§ **Provided records**:

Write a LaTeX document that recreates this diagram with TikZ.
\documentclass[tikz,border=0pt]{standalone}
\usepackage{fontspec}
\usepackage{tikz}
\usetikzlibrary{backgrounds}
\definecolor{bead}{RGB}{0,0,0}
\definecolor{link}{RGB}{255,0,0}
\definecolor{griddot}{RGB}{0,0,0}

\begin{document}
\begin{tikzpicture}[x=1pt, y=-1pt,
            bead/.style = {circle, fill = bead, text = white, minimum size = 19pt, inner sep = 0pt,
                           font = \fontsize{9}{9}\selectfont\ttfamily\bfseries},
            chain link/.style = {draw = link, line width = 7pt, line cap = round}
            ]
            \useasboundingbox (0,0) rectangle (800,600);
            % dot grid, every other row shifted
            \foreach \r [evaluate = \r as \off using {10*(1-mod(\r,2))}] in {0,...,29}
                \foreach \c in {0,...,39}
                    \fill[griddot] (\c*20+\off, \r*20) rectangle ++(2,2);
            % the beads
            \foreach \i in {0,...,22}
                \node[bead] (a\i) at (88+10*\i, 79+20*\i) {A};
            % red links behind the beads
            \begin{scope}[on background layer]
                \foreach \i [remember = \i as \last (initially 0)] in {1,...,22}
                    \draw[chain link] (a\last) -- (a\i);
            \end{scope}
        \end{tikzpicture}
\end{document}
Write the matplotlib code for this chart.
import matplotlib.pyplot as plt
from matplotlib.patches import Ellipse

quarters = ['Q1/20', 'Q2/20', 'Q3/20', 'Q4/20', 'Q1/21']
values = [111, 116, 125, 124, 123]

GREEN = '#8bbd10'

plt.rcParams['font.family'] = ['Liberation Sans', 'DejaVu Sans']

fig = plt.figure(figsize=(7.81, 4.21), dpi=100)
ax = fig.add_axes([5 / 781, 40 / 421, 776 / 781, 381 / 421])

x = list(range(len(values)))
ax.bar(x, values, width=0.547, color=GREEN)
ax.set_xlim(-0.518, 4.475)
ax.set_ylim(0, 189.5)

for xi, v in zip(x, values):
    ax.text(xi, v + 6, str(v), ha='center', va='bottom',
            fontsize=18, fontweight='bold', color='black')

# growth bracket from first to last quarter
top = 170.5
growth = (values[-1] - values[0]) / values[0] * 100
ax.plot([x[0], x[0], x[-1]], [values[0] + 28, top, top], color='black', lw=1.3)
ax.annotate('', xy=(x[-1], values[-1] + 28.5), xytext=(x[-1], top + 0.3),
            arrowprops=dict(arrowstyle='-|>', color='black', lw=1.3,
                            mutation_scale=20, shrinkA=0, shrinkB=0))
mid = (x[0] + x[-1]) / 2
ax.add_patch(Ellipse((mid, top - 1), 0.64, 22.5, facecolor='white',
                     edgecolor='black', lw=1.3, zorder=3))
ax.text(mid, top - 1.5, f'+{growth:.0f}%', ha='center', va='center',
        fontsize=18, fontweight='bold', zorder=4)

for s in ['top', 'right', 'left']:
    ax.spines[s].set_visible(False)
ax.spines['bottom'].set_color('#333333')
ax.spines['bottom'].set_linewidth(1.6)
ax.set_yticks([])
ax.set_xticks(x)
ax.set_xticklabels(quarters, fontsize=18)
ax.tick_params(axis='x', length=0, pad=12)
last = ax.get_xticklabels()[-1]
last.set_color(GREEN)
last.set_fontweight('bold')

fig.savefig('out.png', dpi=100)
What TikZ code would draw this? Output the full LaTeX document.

§ **The exercise**: Copy out each line exactly.

§ **Exercise result**:
Write a LaTeX document that recreates this diagram with TikZ.
\documentclass[tikz,border=0pt]{standalone}
\usepackage{fontspec}
\usepackage{tikz}
\usetikzlibrary{backgrounds}
\definecolor{bead}{RGB}{0,0,0}
\definecolor{link}{RGB}{255,0,0}
\definecolor{griddot}{RGB}{0,0,0}

\begin{document}
\begin{tikzpicture}[x=1pt, y=-1pt,
            bead/.style = {circle, fill = bead, text = white, minimum size = 19pt, inner sep = 0pt,
                           font = \fontsize{9}{9}\selectfont\ttfamily\bfseries},
            chain link/.style = {draw = link, line width = 7pt, line cap = round}
            ]
            \useasboundingbox (0,0) rectangle (800,600);
            % dot grid, every other row shifted
            \foreach \r [evaluate = \r as \off using {10*(1-mod(\r,2))}] in {0,...,29}
                \foreach \c in {0,...,39}
                    \fill[griddot] (\c*20+\off, \r*20) rectangle ++(2,2);
            % the beads
            \foreach \i in {0,...,22}
                \node[bead] (a\i) at (88+10*\i, 79+20*\i) {A};
            % red links behind the beads
            \begin{scope}[on background layer]
                \foreach \i [remember = \i as \last (initially 0)] in {1,...,22}
                    \draw[chain link] (a\last) -- (a\i);
            \end{scope}
        \end{tikzpicture}
\end{document}
Write the matplotlib code for this chart.
import matplotlib.pyplot as plt
from matplotlib.patches import Ellipse

quarters = ['Q1/20', 'Q2/20', 'Q3/20', 'Q4/20', 'Q1/21']
values = [111, 116, 125, 124, 123]

GREEN = '#8bbd10'

plt.rcParams['font.family'] = ['Liberation Sans', 'DejaVu Sans']

fig = plt.figure(figsize=(7.81, 4.21), dpi=100)
ax = fig.add_axes([5 / 781, 40 / 421, 776 / 781, 381 / 421])

x = list(range(len(values)))
ax.bar(x, values, width=0.547, color=GREEN)
ax.set_xlim(-0.518, 4.475)
ax.set_ylim(0, 189.5)

for xi, v in zip(x, values):
    ax.text(xi, v + 6, str(v), ha='center', va='bottom',
            fontsize=18, fontweight='bold', color='black')

# growth bracket from first to last quarter
top = 170.5
growth = (values[-1] - values[0]) / values[0] * 100
ax.plot([x[0], x[0], x[-1]], [values[0] + 28, top, top], color='black', lw=1.3)
ax.annotate('', xy=(x[-1], values[-1] + 28.5), xytext=(x[-1], top + 0.3),
            arrowprops=dict(arrowstyle='-|>', color='black', lw=1.3,
                            mutation_scale=20, shrinkA=0, shrinkB=0))
mid = (x[0] + x[-1]) / 2
ax.add_patch(Ellipse((mid, top - 1), 0.64, 22.5, facecolor='white',
                     edgecolor='black', lw=1.3, zorder=3))
ax.text(mid, top - 1.5, f'+{growth:.0f}%', ha='center', va='center',
        fontsize=18, fontweight='bold', zorder=4)

for s in ['top', 'right', 'left']:
    ax.spines[s].set_visible(False)
ax.spines['bottom'].set_color('#333333')
ax.spines['bottom'].set_linewidth(1.6)
ax.set_yticks([])
ax.set_xticks(x)
ax.set_xticklabels(quarters, fontsize=18)
ax.tick_params(axis='x', length=0, pad=12)
last = ax.get_xticklabels()[-1]
last.set_color(GREEN)
last.set_fontweight('bold')

fig.savefig('out.png', dpi=100)
What TikZ code would draw this? Output the full LaTeX document.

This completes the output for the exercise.